• [Work instructions]: Each entry must be given again exactly; images do not belong in the copy.

• [Material to process]:
· · ·
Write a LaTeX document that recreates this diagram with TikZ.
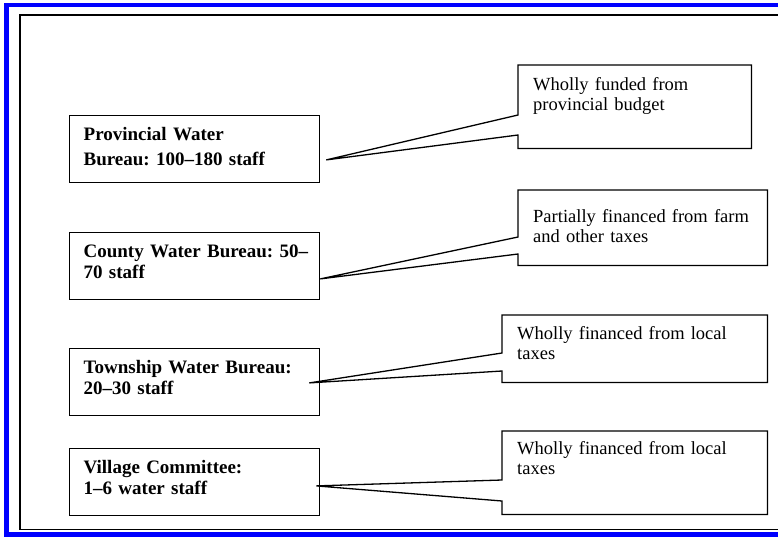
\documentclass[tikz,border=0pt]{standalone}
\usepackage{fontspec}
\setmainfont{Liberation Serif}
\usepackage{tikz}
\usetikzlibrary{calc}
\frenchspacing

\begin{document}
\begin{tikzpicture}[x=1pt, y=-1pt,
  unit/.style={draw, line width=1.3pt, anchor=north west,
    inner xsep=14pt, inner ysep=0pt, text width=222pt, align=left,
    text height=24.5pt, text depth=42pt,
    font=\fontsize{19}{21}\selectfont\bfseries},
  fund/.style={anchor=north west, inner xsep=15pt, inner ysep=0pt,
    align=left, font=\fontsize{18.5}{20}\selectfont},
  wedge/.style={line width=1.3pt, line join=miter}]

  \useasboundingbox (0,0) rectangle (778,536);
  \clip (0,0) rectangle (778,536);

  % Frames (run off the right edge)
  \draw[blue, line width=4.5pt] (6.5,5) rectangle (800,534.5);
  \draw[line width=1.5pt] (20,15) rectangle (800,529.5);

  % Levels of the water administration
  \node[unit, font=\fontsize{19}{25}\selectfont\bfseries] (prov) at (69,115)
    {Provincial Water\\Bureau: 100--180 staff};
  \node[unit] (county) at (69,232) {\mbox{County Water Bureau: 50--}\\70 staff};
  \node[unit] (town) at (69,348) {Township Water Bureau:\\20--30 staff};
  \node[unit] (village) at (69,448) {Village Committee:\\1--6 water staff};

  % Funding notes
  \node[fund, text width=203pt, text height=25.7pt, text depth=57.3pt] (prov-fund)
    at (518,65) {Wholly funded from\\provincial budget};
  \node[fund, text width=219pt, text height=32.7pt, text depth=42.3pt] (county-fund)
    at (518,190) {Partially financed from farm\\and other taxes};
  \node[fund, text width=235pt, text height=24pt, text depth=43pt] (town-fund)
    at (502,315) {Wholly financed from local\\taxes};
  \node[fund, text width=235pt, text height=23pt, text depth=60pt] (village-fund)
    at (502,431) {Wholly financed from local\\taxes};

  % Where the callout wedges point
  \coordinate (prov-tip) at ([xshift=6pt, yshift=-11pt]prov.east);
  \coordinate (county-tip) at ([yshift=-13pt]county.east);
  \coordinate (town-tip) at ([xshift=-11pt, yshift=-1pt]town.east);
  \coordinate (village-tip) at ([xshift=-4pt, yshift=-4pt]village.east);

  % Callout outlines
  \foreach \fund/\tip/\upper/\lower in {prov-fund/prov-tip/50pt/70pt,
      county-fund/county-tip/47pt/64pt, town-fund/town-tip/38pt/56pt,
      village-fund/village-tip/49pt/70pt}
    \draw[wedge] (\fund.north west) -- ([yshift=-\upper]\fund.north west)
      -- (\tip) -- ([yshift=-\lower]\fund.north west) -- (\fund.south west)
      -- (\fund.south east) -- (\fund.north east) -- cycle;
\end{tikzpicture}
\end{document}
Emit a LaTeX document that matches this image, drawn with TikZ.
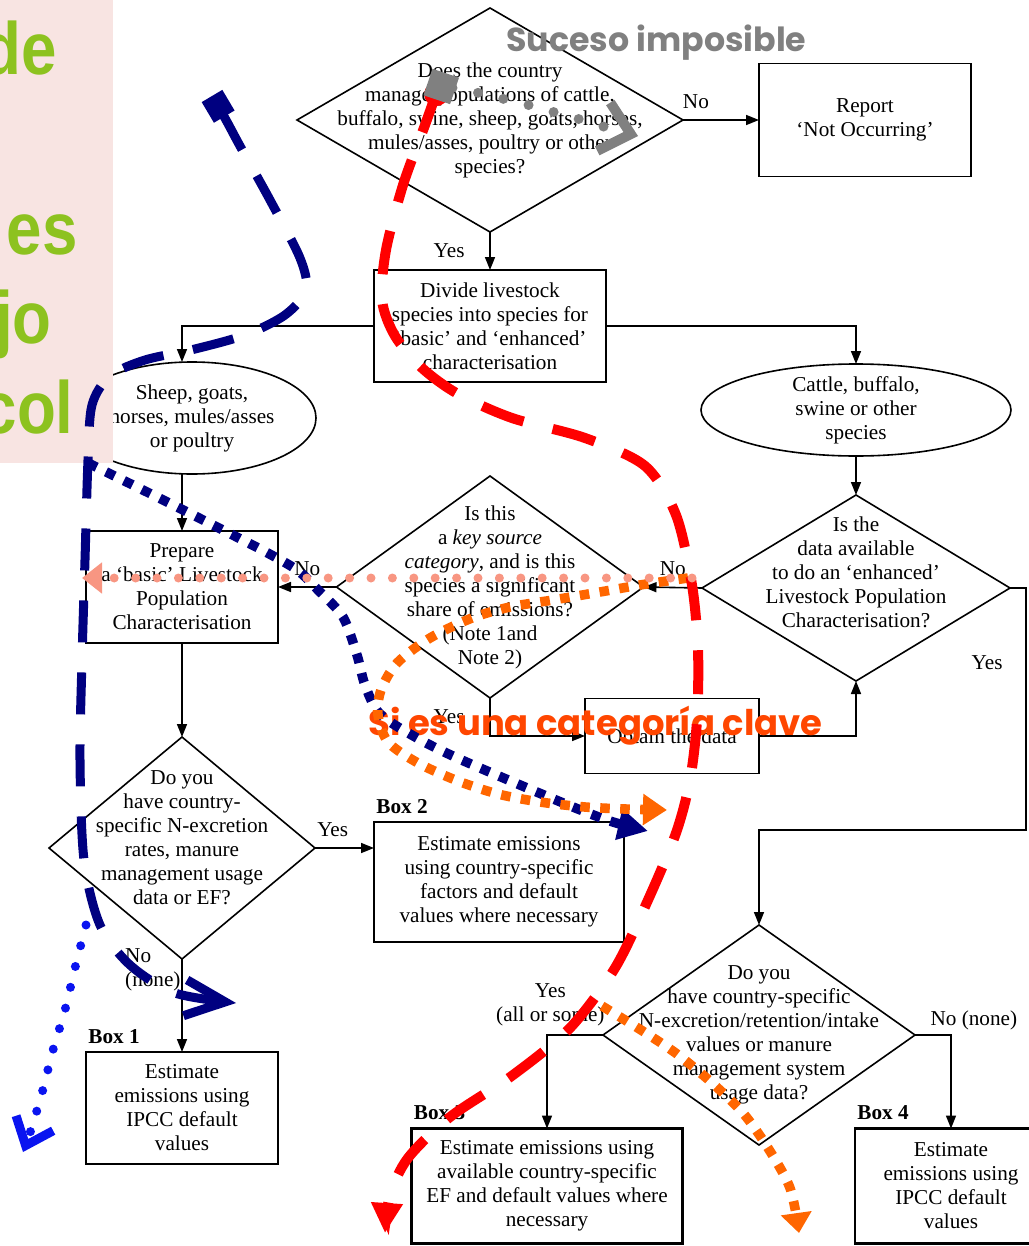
· · ·
• [Task output]:
Write a LaTeX document that recreates this diagram with TikZ.
\documentclass[tikz,border=0pt]{standalone}
\usepackage{fontspec}
\setmainfont{Liberation Serif}
\usepackage{tikz}
\usetikzlibrary{calc}
\frenchspacing

\begin{document}
\begin{tikzpicture}[x=1pt, y=-1pt,
  unit/.style={draw, line width=1.3pt, anchor=north west,
    inner xsep=14pt, inner ysep=0pt, text width=222pt, align=left,
    text height=24.5pt, text depth=42pt,
    font=\fontsize{19}{21}\selectfont\bfseries},
  fund/.style={anchor=north west, inner xsep=15pt, inner ysep=0pt,
    align=left, font=\fontsize{18.5}{20}\selectfont},
  wedge/.style={line width=1.3pt, line join=miter}]

  \useasboundingbox (0,0) rectangle (778,536);
  \clip (0,0) rectangle (778,536);

  % Frames (run off the right edge)
  \draw[blue, line width=4.5pt] (6.5,5) rectangle (800,534.5);
  \draw[line width=1.5pt] (20,15) rectangle (800,529.5);

  % Levels of the water administration
  \node[unit, font=\fontsize{19}{25}\selectfont\bfseries] (prov) at (69,115)
    {Provincial Water\\Bureau: 100--180 staff};
  \node[unit] (county) at (69,232) {\mbox{County Water Bureau: 50--}\\70 staff};
  \node[unit] (town) at (69,348) {Township Water Bureau:\\20--30 staff};
  \node[unit] (village) at (69,448) {Village Committee:\\1--6 water staff};

  % Funding notes
  \node[fund, text width=203pt, text height=25.7pt, text depth=57.3pt] (prov-fund)
    at (518,65) {Wholly funded from\\provincial budget};
  \node[fund, text width=219pt, text height=32.7pt, text depth=42.3pt] (county-fund)
    at (518,190) {Partially financed from farm\\and other taxes};
  \node[fund, text width=235pt, text height=24pt, text depth=43pt] (town-fund)
    at (502,315) {Wholly financed from local\\taxes};
  \node[fund, text width=235pt, text height=23pt, text depth=60pt] (village-fund)
    at (502,431) {Wholly financed from local\\taxes};

  % Where the callout wedges point
  \coordinate (prov-tip) at ([xshift=6pt, yshift=-11pt]prov.east);
  \coordinate (county-tip) at ([yshift=-13pt]county.east);
  \coordinate (town-tip) at ([xshift=-11pt, yshift=-1pt]town.east);
  \coordinate (village-tip) at ([xshift=-4pt, yshift=-4pt]village.east);

  % Callout outlines
  \foreach \fund/\tip/\upper/\lower in {prov-fund/prov-tip/50pt/70pt,
      county-fund/county-tip/47pt/64pt, town-fund/town-tip/38pt/56pt,
      village-fund/village-tip/49pt/70pt}
    \draw[wedge] (\fund.north west) -- ([yshift=-\upper]\fund.north west)
      -- (\tip) -- ([yshift=-\lower]\fund.north west) -- (\fund.south west)
      -- (\fund.south east) -- (\fund.north east) -- cycle;
\end{tikzpicture}
\end{document}
Emit a LaTeX document that matches this image, drawn with TikZ.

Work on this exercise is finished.